> [INPUT FOR THIS TASK]:

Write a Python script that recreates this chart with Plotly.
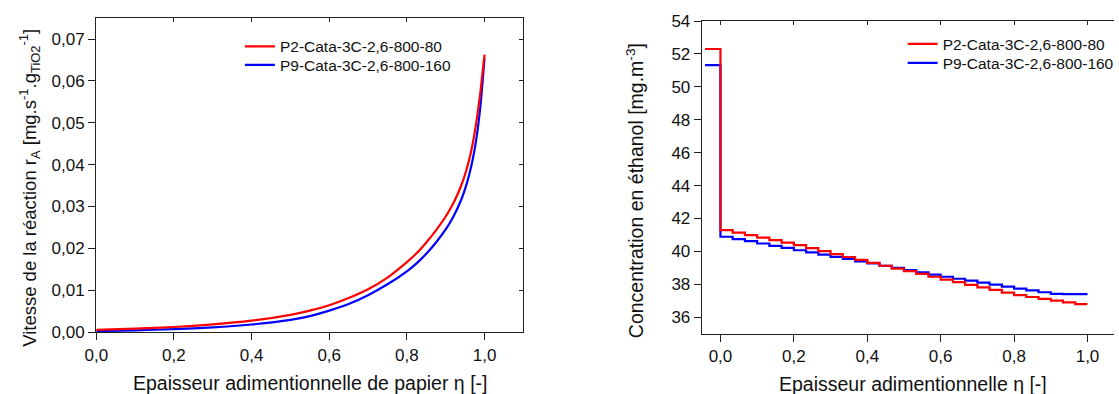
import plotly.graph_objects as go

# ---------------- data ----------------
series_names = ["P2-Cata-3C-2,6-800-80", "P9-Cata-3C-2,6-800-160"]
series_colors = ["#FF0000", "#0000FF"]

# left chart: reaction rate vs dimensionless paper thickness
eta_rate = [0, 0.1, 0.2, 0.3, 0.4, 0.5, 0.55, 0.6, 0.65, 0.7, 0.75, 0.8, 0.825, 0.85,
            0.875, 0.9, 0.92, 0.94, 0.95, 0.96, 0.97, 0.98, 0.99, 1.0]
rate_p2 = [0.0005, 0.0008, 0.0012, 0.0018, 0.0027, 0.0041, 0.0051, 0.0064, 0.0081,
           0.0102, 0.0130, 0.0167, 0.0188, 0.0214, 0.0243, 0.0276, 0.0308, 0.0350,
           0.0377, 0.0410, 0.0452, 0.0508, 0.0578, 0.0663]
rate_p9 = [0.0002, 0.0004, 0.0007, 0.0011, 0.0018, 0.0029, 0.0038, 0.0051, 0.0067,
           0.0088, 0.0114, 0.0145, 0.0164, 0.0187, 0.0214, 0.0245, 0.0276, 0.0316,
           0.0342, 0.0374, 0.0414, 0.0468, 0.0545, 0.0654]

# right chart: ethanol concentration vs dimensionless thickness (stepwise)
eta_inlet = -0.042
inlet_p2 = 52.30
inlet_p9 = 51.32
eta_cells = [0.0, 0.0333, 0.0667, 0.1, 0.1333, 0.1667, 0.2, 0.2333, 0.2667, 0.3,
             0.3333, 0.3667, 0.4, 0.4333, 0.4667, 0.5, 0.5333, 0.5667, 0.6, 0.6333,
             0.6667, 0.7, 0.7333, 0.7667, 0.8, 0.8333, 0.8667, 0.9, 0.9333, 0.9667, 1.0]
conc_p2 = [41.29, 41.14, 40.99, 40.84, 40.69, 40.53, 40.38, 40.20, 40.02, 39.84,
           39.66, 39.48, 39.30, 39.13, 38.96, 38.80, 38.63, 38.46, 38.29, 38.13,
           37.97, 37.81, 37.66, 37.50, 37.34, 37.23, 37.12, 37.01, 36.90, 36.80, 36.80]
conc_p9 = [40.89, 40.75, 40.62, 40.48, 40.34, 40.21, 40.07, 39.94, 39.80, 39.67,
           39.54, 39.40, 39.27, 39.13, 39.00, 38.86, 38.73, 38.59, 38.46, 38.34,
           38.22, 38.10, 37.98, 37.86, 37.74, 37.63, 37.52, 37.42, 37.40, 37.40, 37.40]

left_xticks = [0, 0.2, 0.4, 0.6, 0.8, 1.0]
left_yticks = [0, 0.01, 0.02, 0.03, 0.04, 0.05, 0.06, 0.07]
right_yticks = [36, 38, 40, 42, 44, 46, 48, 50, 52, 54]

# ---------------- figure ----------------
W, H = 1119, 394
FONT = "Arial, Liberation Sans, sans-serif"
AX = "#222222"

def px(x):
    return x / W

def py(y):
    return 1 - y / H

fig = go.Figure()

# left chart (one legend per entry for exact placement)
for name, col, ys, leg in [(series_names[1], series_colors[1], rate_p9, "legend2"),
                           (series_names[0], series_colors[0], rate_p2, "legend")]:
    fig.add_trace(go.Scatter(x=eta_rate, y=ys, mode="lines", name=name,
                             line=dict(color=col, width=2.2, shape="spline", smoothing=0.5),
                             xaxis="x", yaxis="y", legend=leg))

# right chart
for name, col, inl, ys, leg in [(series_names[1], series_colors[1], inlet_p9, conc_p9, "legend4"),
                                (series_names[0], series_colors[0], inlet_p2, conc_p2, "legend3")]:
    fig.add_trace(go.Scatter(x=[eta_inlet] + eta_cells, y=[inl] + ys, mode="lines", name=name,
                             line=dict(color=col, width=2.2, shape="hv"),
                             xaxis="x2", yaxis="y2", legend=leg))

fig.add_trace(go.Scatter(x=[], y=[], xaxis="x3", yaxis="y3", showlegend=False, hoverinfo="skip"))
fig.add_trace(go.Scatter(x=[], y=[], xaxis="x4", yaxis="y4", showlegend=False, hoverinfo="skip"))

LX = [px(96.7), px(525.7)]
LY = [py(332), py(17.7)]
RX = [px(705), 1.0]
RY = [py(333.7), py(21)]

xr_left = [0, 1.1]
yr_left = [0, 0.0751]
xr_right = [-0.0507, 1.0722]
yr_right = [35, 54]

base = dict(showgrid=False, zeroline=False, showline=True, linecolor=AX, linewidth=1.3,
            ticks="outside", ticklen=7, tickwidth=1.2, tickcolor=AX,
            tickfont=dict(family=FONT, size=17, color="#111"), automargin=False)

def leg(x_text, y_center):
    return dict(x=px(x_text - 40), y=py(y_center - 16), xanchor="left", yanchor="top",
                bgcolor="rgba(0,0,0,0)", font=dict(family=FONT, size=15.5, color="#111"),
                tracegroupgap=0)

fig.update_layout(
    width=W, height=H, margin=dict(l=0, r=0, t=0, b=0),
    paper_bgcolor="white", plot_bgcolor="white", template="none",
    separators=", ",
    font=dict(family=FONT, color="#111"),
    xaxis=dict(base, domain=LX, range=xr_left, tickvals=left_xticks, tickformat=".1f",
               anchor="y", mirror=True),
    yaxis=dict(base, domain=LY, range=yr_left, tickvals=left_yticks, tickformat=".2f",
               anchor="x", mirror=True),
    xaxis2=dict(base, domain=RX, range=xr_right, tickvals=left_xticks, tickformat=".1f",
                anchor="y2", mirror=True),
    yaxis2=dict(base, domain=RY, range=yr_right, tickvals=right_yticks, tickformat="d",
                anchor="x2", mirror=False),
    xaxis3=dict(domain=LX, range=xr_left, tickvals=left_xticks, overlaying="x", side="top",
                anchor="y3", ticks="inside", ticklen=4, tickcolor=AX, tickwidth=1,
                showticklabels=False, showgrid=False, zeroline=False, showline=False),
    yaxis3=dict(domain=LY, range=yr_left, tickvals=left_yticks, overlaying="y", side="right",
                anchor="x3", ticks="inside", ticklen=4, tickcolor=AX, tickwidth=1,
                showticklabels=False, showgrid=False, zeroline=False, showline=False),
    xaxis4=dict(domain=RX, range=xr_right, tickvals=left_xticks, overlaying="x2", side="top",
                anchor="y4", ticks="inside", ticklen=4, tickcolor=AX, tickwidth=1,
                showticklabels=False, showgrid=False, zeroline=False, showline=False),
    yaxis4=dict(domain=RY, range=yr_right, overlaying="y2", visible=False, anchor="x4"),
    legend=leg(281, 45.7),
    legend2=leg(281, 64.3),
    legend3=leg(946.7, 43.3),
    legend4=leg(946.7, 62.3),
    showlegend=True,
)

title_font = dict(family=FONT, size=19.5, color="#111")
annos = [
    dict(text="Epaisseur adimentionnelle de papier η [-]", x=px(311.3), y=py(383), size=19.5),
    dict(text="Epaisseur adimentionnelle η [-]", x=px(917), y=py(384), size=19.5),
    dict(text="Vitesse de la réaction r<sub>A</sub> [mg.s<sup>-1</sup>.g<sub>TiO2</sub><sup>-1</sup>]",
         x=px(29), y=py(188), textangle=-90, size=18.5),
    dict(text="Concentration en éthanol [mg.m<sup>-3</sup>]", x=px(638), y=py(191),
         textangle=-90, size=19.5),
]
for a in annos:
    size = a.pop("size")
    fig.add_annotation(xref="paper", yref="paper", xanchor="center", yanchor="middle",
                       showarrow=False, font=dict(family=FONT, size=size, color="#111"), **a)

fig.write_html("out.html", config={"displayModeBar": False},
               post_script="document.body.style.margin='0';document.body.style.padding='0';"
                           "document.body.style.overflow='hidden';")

---

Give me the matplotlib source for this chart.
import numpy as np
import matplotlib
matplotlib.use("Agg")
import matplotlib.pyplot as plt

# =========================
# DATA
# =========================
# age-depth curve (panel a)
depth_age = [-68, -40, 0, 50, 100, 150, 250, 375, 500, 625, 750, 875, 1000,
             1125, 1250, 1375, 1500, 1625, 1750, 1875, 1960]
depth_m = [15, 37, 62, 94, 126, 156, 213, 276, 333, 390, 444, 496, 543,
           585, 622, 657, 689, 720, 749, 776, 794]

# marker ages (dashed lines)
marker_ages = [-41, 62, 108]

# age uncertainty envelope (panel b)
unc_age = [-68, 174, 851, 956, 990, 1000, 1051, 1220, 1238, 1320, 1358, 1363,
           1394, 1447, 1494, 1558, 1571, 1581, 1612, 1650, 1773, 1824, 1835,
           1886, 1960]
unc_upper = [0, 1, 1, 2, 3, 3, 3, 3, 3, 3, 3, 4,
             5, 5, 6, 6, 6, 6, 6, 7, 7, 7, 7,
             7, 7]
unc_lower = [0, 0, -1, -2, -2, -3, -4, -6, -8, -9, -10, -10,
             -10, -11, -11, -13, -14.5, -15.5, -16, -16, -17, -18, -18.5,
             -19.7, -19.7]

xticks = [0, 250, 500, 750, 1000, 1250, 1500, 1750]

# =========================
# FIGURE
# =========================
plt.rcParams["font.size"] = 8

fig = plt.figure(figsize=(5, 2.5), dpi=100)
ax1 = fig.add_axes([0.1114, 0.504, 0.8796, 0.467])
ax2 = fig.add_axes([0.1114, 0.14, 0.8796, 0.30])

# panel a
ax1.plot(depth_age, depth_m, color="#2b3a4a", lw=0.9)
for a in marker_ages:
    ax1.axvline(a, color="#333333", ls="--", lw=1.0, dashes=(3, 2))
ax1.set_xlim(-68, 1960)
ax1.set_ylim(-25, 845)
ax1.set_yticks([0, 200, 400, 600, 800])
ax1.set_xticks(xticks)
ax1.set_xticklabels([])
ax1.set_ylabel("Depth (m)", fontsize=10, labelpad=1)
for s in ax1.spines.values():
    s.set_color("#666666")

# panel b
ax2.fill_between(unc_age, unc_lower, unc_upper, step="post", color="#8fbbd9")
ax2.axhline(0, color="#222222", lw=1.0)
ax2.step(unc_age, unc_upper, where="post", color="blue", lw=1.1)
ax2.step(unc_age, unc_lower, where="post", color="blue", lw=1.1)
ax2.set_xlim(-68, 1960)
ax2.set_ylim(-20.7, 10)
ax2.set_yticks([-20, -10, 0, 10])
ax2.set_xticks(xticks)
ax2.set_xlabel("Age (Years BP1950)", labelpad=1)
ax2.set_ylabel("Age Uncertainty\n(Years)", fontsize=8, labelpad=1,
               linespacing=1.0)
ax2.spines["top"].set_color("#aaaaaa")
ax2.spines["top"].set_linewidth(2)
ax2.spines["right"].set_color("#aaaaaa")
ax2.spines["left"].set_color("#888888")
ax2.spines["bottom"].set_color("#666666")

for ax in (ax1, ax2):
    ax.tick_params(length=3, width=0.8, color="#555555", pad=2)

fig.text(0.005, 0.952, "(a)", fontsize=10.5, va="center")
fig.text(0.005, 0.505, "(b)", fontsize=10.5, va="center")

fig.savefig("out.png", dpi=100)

> [TASK TO COMPLETE]: Of the lines in the material, how many contain the word "chart"? Reply with the number and nothing else.

> [OUTPUT]: 6